EXERCISE ::
State how many lines contain the string "this", and write nothing else.

Stored entries
=-=-=-=-=
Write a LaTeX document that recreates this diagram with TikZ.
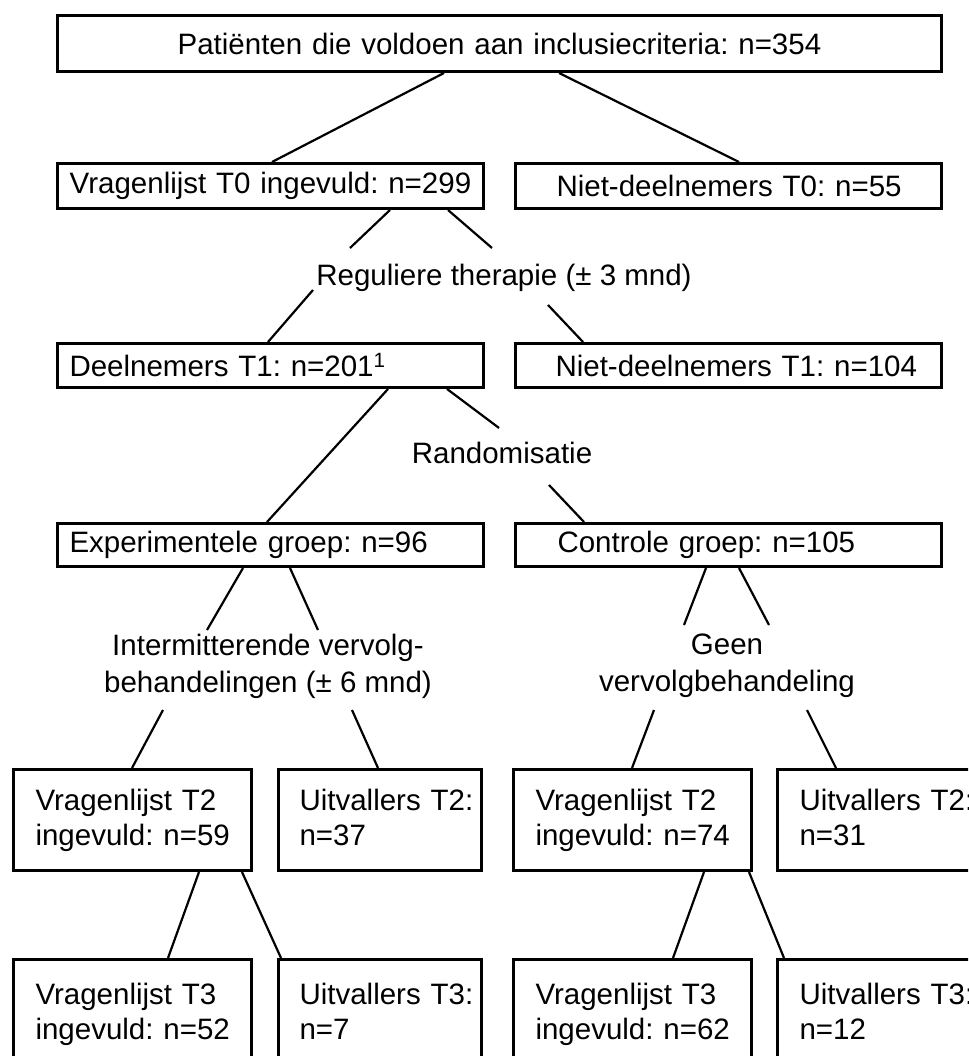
\documentclass[tikz,border=0pt]{standalone}
\usepackage{fontspec}
\setmainfont{Liberation Sans}
\frenchspacing
\begin{document}
\begin{tikzpicture}[x=1pt,y=-1pt,
  font=\fontsize{29.5}{35}\selectfont\frenchspacing,
  box/.style={draw, line width=3pt, anchor=north west, inner ysep=0pt, align=left},
  conn/.style={line width=2.2pt},
  lbl/.style={inner sep=0pt, align=center, font=\fontsize{29.5}{37}\selectfont}]
\useasboundingbox (0,0) rectangle (968,1056);
\clip (0,0) rectangle (968,1056);
\fill[white] (0,0) rectangle (968,1056);
% boxes
\node[box, align=center, text width=884pt, inner xsep=0pt, minimum height=56pt] (top) at (56,14) {Patiënten die voldoen aan inclusiecriteria: n=354};
\node[box, align=center, text width=426pt, inner xsep=0pt, minimum height=45pt] (A) at (56,162) {Vragenlijst T0 ingevuld: n=299};
\node[box, text width=344pt, inner xsep=41pt, minimum height=45pt] (B) at (514,162) {\mbox{Niet-deelnemers T0: n=55}};
\node[box, text width=402pt, inner xsep=12pt, minimum height=44pt] (C) at (56,342) {Deelnemers T1: n=201\textsuperscript{1}};
\node[box, text width=346pt, inner xsep=40pt, minimum height=44pt] (D) at (514,342) {\mbox{Niet-deelnemers T1: n=104}};
\node[box, text width=402pt, inner xsep=12pt, minimum height=43pt] (E) at (56,522) {Experimentele groep: n=96};
\node[box, text width=342pt, inner xsep=42pt, minimum height=43pt] (F) at (514,522) {Controle groep: n=105};
\node[box, text width=194pt, inner xsep=22pt, minimum height=101pt] (G) at (12,768) {Vragenlijst~T2\\ingevuld:~n=59};
\node[box, text width=161pt, inner xsep=21pt, minimum height=101pt] (H) at (277,768) {Uitvallers~T2:\\n=37\vphantom{g}};
\node[box, text width=194pt, inner xsep=22pt, minimum height=101pt] (I) at (512,768) {Vragenlijst~T2\\ingevuld:~n=74};
\node[box, text width=216pt, inner xsep=22pt, minimum height=101pt] (J) at (776,768) {Uitvallers~T2:\\n=31\vphantom{g}};
\node[box, text width=194pt, inner xsep=22pt, minimum height=110pt] (G3) at (12,958) {Vragenlijst~T3\\ingevuld:~n=52};
\node[box, text width=161pt, inner xsep=21pt, minimum height=110pt] (H3) at (277,958) {Uitvallers~T3:\\n=7\vphantom{g}};
\node[box, text width=194pt, inner xsep=22pt, minimum height=110pt] (I3) at (512,958) {Vragenlijst~T3\\ingevuld:~n=62};
\node[box, text width=216pt, inner xsep=22pt, minimum height=110pt] (J3) at (776,958) {Uitvallers~T3:\\n=12\vphantom{g}};
% labels
\node[lbl, anchor=base] (reg) at (504,285) {Reguliere therapie (± 3 mnd)};
\node[lbl, anchor=base] (rand) at (502,463) {Randomisatie};
\node[lbl] (int) at (268,666) {Intermitterende vervolg-\\behandelingen (± 6 mnd)};
\node[lbl] (geen) at (727,666) {Geen\\vervolgbehandeling};
% connectors
\draw[conn] ([shift={(388,0)}]top.south west) -- ([shift={(216,0)}]A.north west);
\draw[conn] ([shift={(503,0)}]top.south west) -- ([shift={(225,0)}]B.north west);
\draw[conn] ([shift={(334,0)}]A.south west) -- ([shift={(-154,-37)}]reg.base);
\draw[conn] ([shift={(392,0)}]A.south west) -- ([shift={(-12,-37)}]reg.base);
\draw[conn] ([shift={(-191,5)}]reg.base) -- ([shift={(212,0)}]C.north west);
\draw[conn] ([shift={(44,20)}]reg.base) -- ([shift={(69,0)}]D.north west);
\draw[conn] ([shift={(332,0)}]C.south west) -- ([shift={(211,0)}]E.north west);
\draw[conn] ([shift={(391,0)}]C.south west) -- ([shift={(-3,-35)}]rand.base);
\draw[conn] ([shift={(47,22)}]rand.base) -- ([shift={(70,0)}]F.north west);
\draw[conn] ([shift={(187,0)}]E.south west) -- ([shift={(-61,-36)}]int.center);
\draw[conn] ([shift={(234,0)}]E.south west) -- ([shift={(50,-36)}]int.center);
\draw[conn] ([shift={(-105,44)}]int.center) -- ([shift={(120,0)}]G.north west);
\draw[conn] ([shift={(84,44)}]int.center) -- ([shift={(101,0)}]H.north west);
\draw[conn] ([shift={(192,0)}]F.south west) -- ([shift={(-43,-41)}]geen.center);
\draw[conn] ([shift={(225,0)}]F.south west) -- ([shift={(42,-41)}]geen.center);
\draw[conn] ([shift={(-73,44)}]geen.center) -- ([shift={(120,0)}]I.north west);
\draw[conn] ([shift={(80,44)}]geen.center) -- ([shift={(60,0)}]J.north west);
\draw[conn] ([shift={(187,0)}]G.south west) -- ([shift={(156,0)}]G3.north west);
\draw[conn] ([shift={(230,0)}]G.south west) -- ([shift={(4,0)}]H3.north west);
\draw[conn] ([shift={(192,0)}]I.south west) -- ([shift={(161,0)}]I3.north west);
\draw[conn] ([shift={(237,0)}]I.south west) -- ([shift={(8,0)}]J3.north west);
\end{tikzpicture}
\end{document}
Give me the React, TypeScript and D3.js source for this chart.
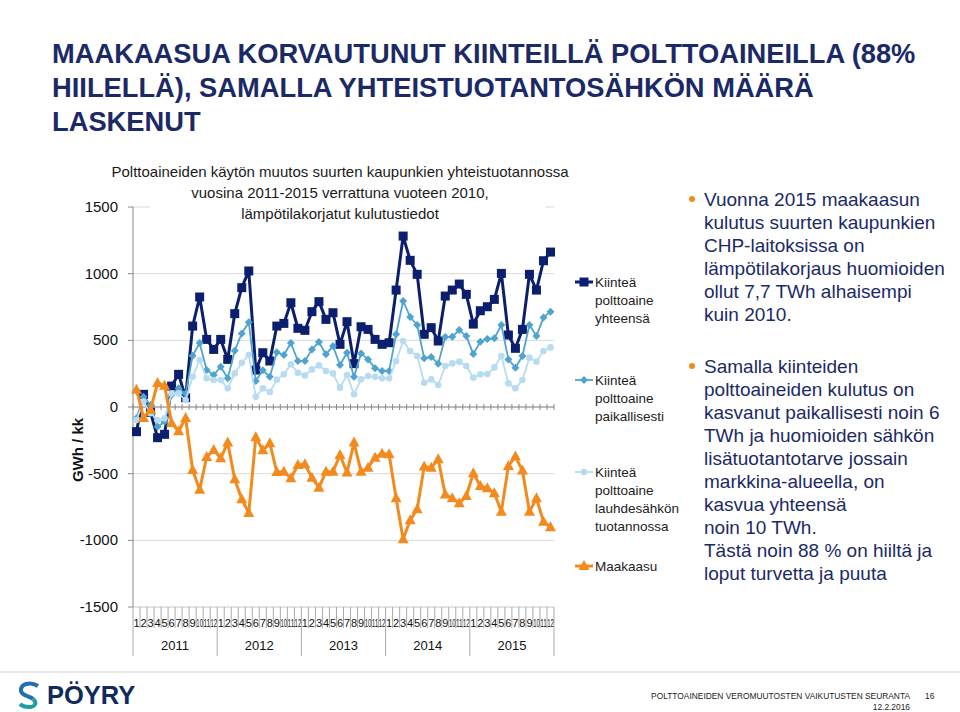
import React from "react";
import * as d3 from "d3";

const months = ["1","2","3","4","5","6","7","8","9","10","11","12"];
const years = ["2011","2012","2013","2014","2015"];
const yTicks = [1500, 1000, 500, 0, -500, -1000, -1500];

const yhteensa = [-185, 95, -40, -230, -205, 157, 245, 70, 607, 825, 507, 432, 507, 357, 700, 895, 1020, 277, 407, 345, 607, 627, 782, 590, 575, 715, 790, 657, 707, 470, 640, 325, 602, 582, 507, 470, 482, 877, 1282, 1100, 995, 545, 595, 495, 832, 877, 922, 845, 622, 722, 752, 807, 1002, 540, 440, 582, 995, 877, 1097, 1162];
const paikallisesti = [-85, 77, 15, -148, -110, 90, 140, 100, 385, 480, 277, 240, 302, 215, 422, 552, 636, 195, 275, 227, 410, 390, 480, 345, 345, 432, 487, 395, 457, 315, 407, 227, 402, 357, 290, 270, 270, 545, 795, 675, 615, 365, 375, 325, 525, 527, 577, 532, 397, 490, 510, 515, 615, 357, 295, 382, 615, 532, 672, 715];
const lauhde = [-97, 40, -47, -97, -85, 102, 102, 52, 227, 352, 215, 202, 202, 140, 252, 332, 390, 77, 140, 112, 205, 245, 320, 257, 237, 282, 312, 270, 252, 145, 240, 95, 207, 232, 227, 215, 215, 345, 495, 420, 382, 182, 207, 165, 307, 327, 340, 307, 220, 245, 247, 297, 382, 177, 140, 202, 370, 340, 420, 447];
const maakaasu = [130, -82, -20, 180, 160, -120, -182, -82, -473, -620, -375, -322, -385, -267, -542, -692, -795, -226, -325, -272, -488, -485, -535, -435, -430, -530, -605, -485, -485, -360, -492, -267, -485, -455, -380, -350, -355, -685, -992, -850, -767, -447, -455, -392, -657, -685, -722, -667, -497, -592, -610, -647, -785, -442, -372, -477, -785, -685, -860, -902];

const titleLines = [
  "MAAKAASUA KORVAUTUNUT KIINTEILLÄ POLTTOAINEILLA (88%",
  "HIILELLÄ), SAMALLA YHTEISTUOTANTOSÄHKÖN MÄÄRÄ",
  "LASKENUT",
];
const chartTitle = [
  "Polttoaineiden käytön muutos suurten kaupunkien yhteistuotannossa",
  "vuosina 2011-2015 verrattuna vuoteen 2010,",
  "lämpötilakorjatut kulutustiedot",
];
const legendItems = [
  { lines: ["Kiinteä", "polttoaine", "yhteensä"], key: "sq" },
  { lines: ["Kiinteä", "polttoaine", "paikallisesti"], key: "di" },
  { lines: ["Kiinteä", "polttoaine", "lauhdesähkön", "tuotannossa"], key: "ci" },
  { lines: ["Maakaasu"], key: "tr" },
];
const bullet1 = [
  "Vuonna 2015 maakaasun",
  "kulutus suurten kaupunkien",
  "CHP-laitoksissa on",
  "lämpötilakorjaus huomioiden",
  "ollut 7,7 TWh alhaisempi",
  "kuin 2010.",
];
const bullet2 = [
  "Samalla kiinteiden",
  "polttoaineiden kulutus on",
  "kasvanut paikallisesti noin 6",
  "TWh ja huomioiden sähkön",
  "lisätuotantotarve jossain",
  "markkina-alueella, on",
  "kasvua yhteensä",
  "noin 10 TWh.",
  "Tästä noin 88 % on hiiltä ja",
  "loput turvetta ja puuta",
];

const C_NAVY = "#0b1f6e";
const C_MID = "#4fa3cf";
const C_LIGHT = "#b7dcf1";
const C_ORANGE = "#f28a1e";
const TXT_NAVY = "#1b2a66";
const FONT = "'Liberation Sans', Arial, sans-serif";

const N = 60;
const idx = d3.range(N);
const x = d3.scaleBand<number>().domain(idx).range([133, 554]).padding(0);
const cx = (i: number) => (x(i) as number) + x.bandwidth() / 2;
const y = d3.scaleLinear().domain([-1500, 1500]).range([607, 207]);
const line = d3.line<number>().x((_, i) => cx(i)).y((d) => y(d));

function Marker({ kind, px, py }: { kind: string; px: number; py: number }) {
  if (kind === "sq") return <rect x={px - 4.5} y={py - 4.5} width={9} height={9} fill={C_NAVY} />;
  if (kind === "di") return <path d={`M${px},${py - 4}L${px + 4},${py}L${px},${py + 4}L${px - 4},${py}Z`} fill={C_MID} />;
  if (kind === "ci") return <circle cx={px} cy={py} r={3.3} fill={C_LIGHT} />;
  return <path d={`M${px},${py - 6}L${px + 5.5},${py + 4}L${px - 5.5},${py + 4}Z`} fill={C_ORANGE} />;
}

const seriesDefs = [
  { data: yhteensa, color: C_NAVY, width: 3, kind: "sq" },
  { data: paikallisesti, color: C_MID, width: 1.8, kind: "di" },
  { data: lauhde, color: C_LIGHT, width: 1.8, kind: "ci" },
  { data: maakaasu, color: C_ORANGE, width: 3, kind: "tr" },
];

export default function App() {
  const bw = x.bandwidth();
  return (
    <svg width={960} height={712} style={{ position: "absolute", left: 0, top: 0, background: "#fff" }} fontFamily={FONT}>
      <rect width={960} height={712} fill="#fff" />
      {titleLines.map((t, i) => (
        <text key={i} x={52} y={63 + i * 34} fontSize={27.3} fontWeight="bold" fill={TXT_NAVY}>{t}</text>
      ))}

      {/* gridlines */}
      {yTicks.map((v) => (
        <line key={v} x1={133} x2={554} y1={y(v)} y2={y(v)} stroke={v === -1500 ? "#c8c8c8" : "#d9d9d9"} strokeWidth={1} />
      ))}
      <rect x={150} y={203} width={395} height={8} fill="#fff" />
      {chartTitle.map((t, i) => (
        <text key={i} x={340} y={177 + i * 21} fontSize={15} textAnchor="middle" fill="#1a1a1a">{t}</text>
      ))}

      {/* y axis */}
      <line x1={133} x2={133} y1={207} y2={607} stroke="#888" />
      {yTicks.map((v) => (
        <g key={v}>
          <line x1={128} x2={133} y1={y(v)} y2={y(v)} stroke="#888" />
          <text x={118} y={y(v) + 5} fontSize={15} textAnchor="end" fill="#111">{v}</text>
        </g>
      ))}
      <text transform="translate(83,450) rotate(-90)" fontSize={15} fontWeight="bold" textAnchor="middle" fill="#111">GWh / kk</text>

      {/* zero category axis */}
      <line x1={133} x2={554} y1={y(0)} y2={y(0)} stroke="#888" />
      {d3.range(N + 1).map((i) => (
        <line key={i} x1={133 + i * bw} x2={133 + i * bw} y1={y(0) - 3} y2={y(0) + 3} stroke="#888" />
      ))}

      {/* bottom category labels */}
      {d3.range(N + 1).map((i) => (
        <line key={"bt" + i} x1={133 + i * bw} x2={133 + i * bw} y1={607} y2={i % 12 === 0 ? 656 : 628} stroke="#aaa" />
      ))}
      {idx.map((i) => {
        const lab = months[i % 12];
        return lab.length > 1 ? (
          <text key={"m" + i} x={cx(i) - 3.3} y={627} fontSize={11} textLength={6.6} lengthAdjust="spacingAndGlyphs" fill="#111">{lab}</text>
        ) : (
          <text key={"m" + i} x={cx(i)} y={627} fontSize={11} textAnchor="middle" fill="#111">{lab}</text>
        );
      })}
      {years.map((yr, k) => (
        <text key={yr} x={133 + (k * 12 + 6) * bw} y={650} fontSize={13} textAnchor="middle" fill="#111">{yr}</text>
      ))}

      {/* series */}
      {seriesDefs.map((s, si) => (
        <g key={si}>
          <path d={line(s.data) || ""} fill="none" stroke={s.color} strokeWidth={s.width} strokeLinejoin="round" />
          {s.data.map((v, i) => (
            <Marker key={i} kind={s.kind} px={cx(i)} py={y(v)} />
          ))}
        </g>
      ))}

      {/* legend */}
      {legendItems.map((it, k) => {
        const ys = [282, 380, 472, 566][k];
        const col = seriesDefs[k].color;
        return (
          <g key={k}>
            <line x1={575} x2={593} y1={ys} y2={ys} stroke={col} strokeWidth={seriesDefs[k].width} />
            <Marker kind={it.key} px={584} py={ys} />
            {it.lines.map((l, j) => (
              <text key={j} x={595} y={ys + 5 + j * 18} fontSize={13.5} fill="#222">{l}</text>
            ))}
          </g>
        );
      })}

      {/* right text */}
      <circle cx={692} cy={199} r={3} fill={C_ORANGE} />
      {bullet1.map((t, i) => (
        <text key={i} x={704} y={206 + i * 23} fontSize={19} fill={TXT_NAVY}>{t}</text>
      ))}
      <circle cx={692} cy={366} r={3} fill={C_ORANGE} />
      {bullet2.map((t, i) => (
        <text key={i} x={704} y={373 + i * 23} fontSize={19} fill={TXT_NAVY}>{t}</text>
      ))}

      {/* footer */}
      <line x1={0} x2={960} y1={672} y2={672} stroke="#d0d0d0" />
      <g>
        <path d="M38,686 C30,681 20,684 21,691 C22,696 30,696 33,699" fill="none" stroke="#1f6fb2" strokeWidth={4} />
        <path d="M33,699 C37,702 36,707 29,707 C25,707 22,706 20,704" fill="none" stroke="#1aa0a0" strokeWidth={4} />
        <text x={47} y={704} fontSize={25.5} fontWeight="bold" fill="#0f2a5c">PÖYRY</text>
      </g>
      <text x={910} y={699} fontSize={8.4} textAnchor="end" fill="#222">POLTTOAINEIDEN VEROMUUTOSTEN VAIKUTUSTEN SEURANTA</text>
      <text x={925} y={699} fontSize={8.4} fill="#222">16</text>
      <text x={910} y={710} fontSize={8.4} textAnchor="end" fill="#222">12.2.2016</text>
    </svg>
  );
}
=-=-=-=-=
ANSWER ::
2